Now I get very tired of people going on about ‘Royal Greenwich’ all the
time but I think we need to think about the implications of having the Palace
and Court in town..
In 1902
Walter Besant published his history of Westminster – and it includes a really interesting
section on the staff of the Palace of Westminster under Richard II. Now,
alright, that’s 250 years earlier – but I guess these things don’t change that
much. Besant says ‘the people attached
to a Court number not hundreds, but many thousands’. He reckons Westminster under
Richard II had about 20,000 people with a connection to the Court all of whom were
able to claim food and lodging there … ‘a crowded city.. It produced nothing
and carried on no trade’. The Royal
Court was a daily gathering in the presence of the Monarch where the business
of the state could be undertaken – thus what was, in effect, the civil services
needed to be where the King/Queen was, and where the ambassadors and advisors
with their entourage and servants came.
They needed so much – all of those guards and clerks needed feeding,
twice a day. They needed somewhere to sleep, their waste removed, their clothes
and themselves washed, somewhere to spend their leisure. The logistics of all
this must have needed an army of clerks– it’s all very well to say Henry VIII
ate a swan at a banquet – but just think, where did the swan come from, who
caught it, brought it to Greenwich, plucked it, stored it, programmed it into
the days food production, dressed it, served it. And all the people who did that needed
feeding and housing too. Alongside them are all the people producing and trying
to sell luxury goods as well as necessities.
The Court
is also where all those men came who had got their ideas and advancement with the
Commonwealth and then the Restoration -
Evelyn and Pepys, of course, as well as some who might feature in my articles
soon - Sir Nicholas Crispe, Sir John Winter … and a host of others.
So – can
we understand why Greenwich/Deptford were so big then? I might add that it is also the start of
Greenwich/Deptford as a real centre of industrial innovation and ideas which
was to last through until very, very, very recently. Royal Greenwich is so much, much more than Henry
VIII cutting off people’s heads.
And so to
Deptford and the Royal Slaughterhouse - which will discuss in more detail soon.

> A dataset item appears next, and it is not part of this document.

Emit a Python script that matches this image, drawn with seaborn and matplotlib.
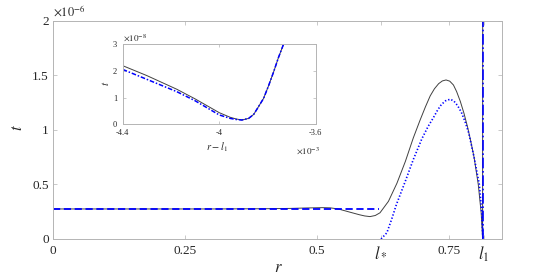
import matplotlib
matplotlib.use("Agg")
import matplotlib.pyplot as plt
import numpy as np
import pandas as pd
import seaborn as sns

# ---------------- data (t in units of 1e-6 for main plot) ----------------
l_star = 0.621
l_one = 0.8153

main_black_r = [0.0, 0.1, 0.2, 0.3, 0.4, 0.45, 0.48, 0.51, 0.525, 0.54, 0.5625, 0.58,
                0.59, 0.600, 0.61, 0.619, 0.635, 0.651, 0.667, 0.682, 0.695, 0.705,
                0.714, 0.722, 0.73, 0.737, 0.744, 0.751, 0.758, 0.764, 0.771, 0.778,
                0.785, 0.791, 0.797, 0.805, 0.8106, 0.8132, 0.8134]
main_black_t = [0.275, 0.275, 0.275, 0.275, 0.277, 0.280, 0.284, 0.287, 0.285, 0.275,
                0.245, 0.222, 0.211, 0.205, 0.215, 0.240, 0.345, 0.510, 0.710, 0.925,
                1.090, 1.210, 1.310, 1.375, 1.422, 1.447, 1.456, 1.445, 1.410, 1.350,
                1.260, 1.150, 1.020, 0.890, 0.750, 0.500, 0.236, 0.0, 2.0]

dashed_r = [0.0, 0.617]
dashed_t = [0.276, 0.276]

dotted_r = [0.621, 0.632, 0.641, 0.650, 0.667, 0.682, 0.698, 0.710, 0.720, 0.728,
            0.735, 0.743, 0.752, 0.759, 0.766, 0.773, 0.780, 0.787, 0.797, 0.807,
            0.8115, 0.8138]
dotted_t = [0.0, 0.057, 0.180, 0.315, 0.530, 0.727, 0.915, 1.030, 1.110, 1.180,
            1.230, 1.265, 1.280, 1.262, 1.220, 1.160, 1.075, 0.970, 0.750, 0.500,
            0.250, 0.0]

dashdot_r = [0.8140, 0.8140]
dashdot_t = [0.0, 2.0]

main_xticks = [0, 0.25, 0.5, l_star, 0.75, l_one]
main_xticklabels = ["0", "0.25", "0.5", "$l_*$", "0.75", "$l_1$"]
main_yticks = [0, 0.5, 1, 1.5, 2]
main_yticklabels = ["0", "0.5", "1", "1.5", "2"]

# inset: x in units of 1e-3 (r - l1), t in units of 1e-8
inset_black_x = [-4.4, -4.3, -4.176, -4.1, -4.0, -3.954, -3.93, -3.906, -3.878,
                 -3.857, -3.837, -3.816, -3.795, -3.774, -3.755, -3.733]
inset_black_t = [2.19, 1.82, 1.31, 0.95, 0.435, 0.26, 0.20, 0.16, 0.22,
                 0.37, 0.66, 0.97, 1.45, 1.97, 2.48, 3.0]
inset_blue_x = [-4.4, -4.3, -4.176, -4.1, -4.0, -3.954, -3.93, -3.906, -3.878,
                -3.857, -3.837, -3.816, -3.795, -3.774, -3.755, -3.733]
inset_blue_t = [2.05, 1.68, 1.22, 0.88, 0.35, 0.22, 0.18, 0.16, 0.22,
                0.37, 0.66, 0.97, 1.45, 1.97, 2.48, 3.0]
inset_xticks = [-4.4, -4.0, -3.6]
inset_xticklabels = ["-4.4", "-4", "-3.6"]
inset_yticks = [0, 1, 2, 3]
inset_yticklabels = ["0", "1", "2", "3"]

# ---------------- style ----------------
sns.set_style("ticks")
plt.rcParams["font.family"] = "serif"
plt.rcParams["font.serif"] = ["Liberation Serif", "DejaVu Serif"]
plt.rcParams["mathtext.fontset"] = "stix"
plt.rcParams["axes.unicode_minus"] = False

spine_col = "#b4b4b4"
txt_col = "#262626"
black_col = "#404040"
blue = "#0000ff"

fig = plt.figure(figsize=(5.58, 2.79), dpi=100)
fig.patch.set_facecolor("white")
ax = fig.add_axes([0.095, 0.1434, 0.8047, 0.783])

sns.lineplot(x=main_black_r, y=main_black_t, ax=ax, sort=False, estimator=None,
             color=black_col, linewidth=0.7)
sns.lineplot(x=dashed_r, y=dashed_t, ax=ax, sort=False, estimator=None,
             color=blue, linewidth=1.3, linestyle=(0, (4, 2)))
sns.lineplot(x=dotted_r, y=dotted_t, ax=ax, sort=False, estimator=None,
             color=blue, linewidth=1.2, linestyle=(0, (0.8, 1.2)))
sns.lineplot(x=dashdot_r, y=dashdot_t, ax=ax, sort=False, estimator=None,
             color=blue, linewidth=1.2, linestyle="-.")

ax.set_xlim(0, 0.85)
ax.set_ylim(0, 2)
ax.set_xticks(main_xticks)
ax.set_xticklabels(main_xticklabels)
ax.set_yticks(main_yticks)
ax.set_yticklabels(main_yticklabels)
for lab in ax.get_xticklabels():
    lab.set_fontsize(12 if "$" in lab.get_text() else 9.5)
for lab in ax.get_yticklabels():
    lab.set_fontsize(9.5)
ax.tick_params(direction="in", length=3, width=0.5, color=spine_col,
               labelcolor=txt_col, top=True, right=True)
ax.tick_params(axis="x", pad=4)
ax.tick_params(axis="y", pad=3)
for s in ax.spines.values():
    s.set_visible(True)
    s.set_color(spine_col)
    s.set_linewidth(0.7)

ax.set_xlabel("$r$", fontsize=12, color=txt_col)
ax.xaxis.set_label_coords(0.501, -0.131)
ax.xaxis.label.set_va("center")
ax.set_ylabel("$t$", fontsize=12, color=txt_col)
ax.yaxis.set_label_coords(-0.078, 0.509)
ax.yaxis.label.set_va("center")
ax.text(0.0, 1.005, r"$\times10^{-6}$", transform=ax.transAxes, ha="left",
        va="bottom", fontsize=9, color=txt_col)

# ---------------- inset ----------------
ins = fig.add_axes([0.2199, 0.5545, 0.3459, 0.2878])
ins.set_facecolor("white")
sns.lineplot(x=inset_black_x, y=inset_black_t, ax=ins, sort=False, estimator=None,
             color=black_col, linewidth=0.7)
sns.lineplot(x=inset_blue_x, y=inset_blue_t, ax=ins, sort=False, estimator=None,
             color=blue, linewidth=1.1, linestyle=(0, (3, 1.2, 1, 1.2)))
ins.set_xlim(-4.4, -3.6)
ins.set_ylim(0, 3)
ins.set_xticks(inset_xticks)
ins.set_xticklabels(inset_xticklabels)
ins.set_yticks(inset_yticks)
ins.set_yticklabels(inset_yticklabels)
ins.tick_params(direction="in", length=2.5, width=0.5, color=spine_col,
                labelcolor=txt_col, labelsize=6, top=True, right=True)
ins.tick_params(axis="x", pad=3.5)
ins.tick_params(axis="y", pad=4.0)
for s in ins.spines.values():
    s.set_visible(True)
    s.set_color(spine_col)
    s.set_linewidth(0.7)
ins.set_xlabel("$r - l_1$", fontsize=7.5, color=txt_col)
ins.xaxis.set_label_coords(0.49, -0.28)
ins.xaxis.label.set_va("center")
ins.set_ylabel("$t$", fontsize=8, color=txt_col)
ins.yaxis.set_label_coords(-0.09, 0.514)
ins.yaxis.label.set_va("center")
ins.text(0.0, 1.01, r"$\times10^{-8}$", transform=ins.transAxes, ha="left",
         va="bottom", fontsize=6.5, color=txt_col)
ins.text(1.02, -0.33, r"$\times10^{-3}$", transform=ins.transAxes, ha="right",
         va="center", fontsize=6.5, color=txt_col)

fig.savefig("out.png", dpi=100, facecolor="white")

I am aware that I have already missed the King’s Dog Kennel in Brookmill Lane
and I wrote about the Royal Armoury, further up the Ravensbourne, some weeks
ago. These institutions were here
because of the Palace – and to my mind they are all industrial. We talk now
about large enterprises being on an ‘industrial scale’ and there must have been
so much more here then. The area round Deptford Creek must have been a site for
other bodies which serviced the Palace and the Royal Court.
This is
why our area was the third largest urban area outside London in the mid-17th
century. Unlike our great provincial
cities Greenwich/Deptford had no great
cathedral, no corn or wool exchange, no
great civic structures, no centre for a focus – just a riverside area on the
Kent/Surrey border, now Sarf East London, and generally to be ignored.
I said
earlier that the Royal Court in Greenwich in the mid 17th century was
a magnet for innovation and ideas, some of which were worked out alongside
Deptford Creek. In the succeeding centuries it was part of a complex of new
industries, with a skilled workforce, which did much to create the modern
world. We can argue now that this was not a good thing at all – slavery, urban
degredation, pollution and the whole of the carbon cycle which may yet kill us
all. But like it or not it’s an achievement.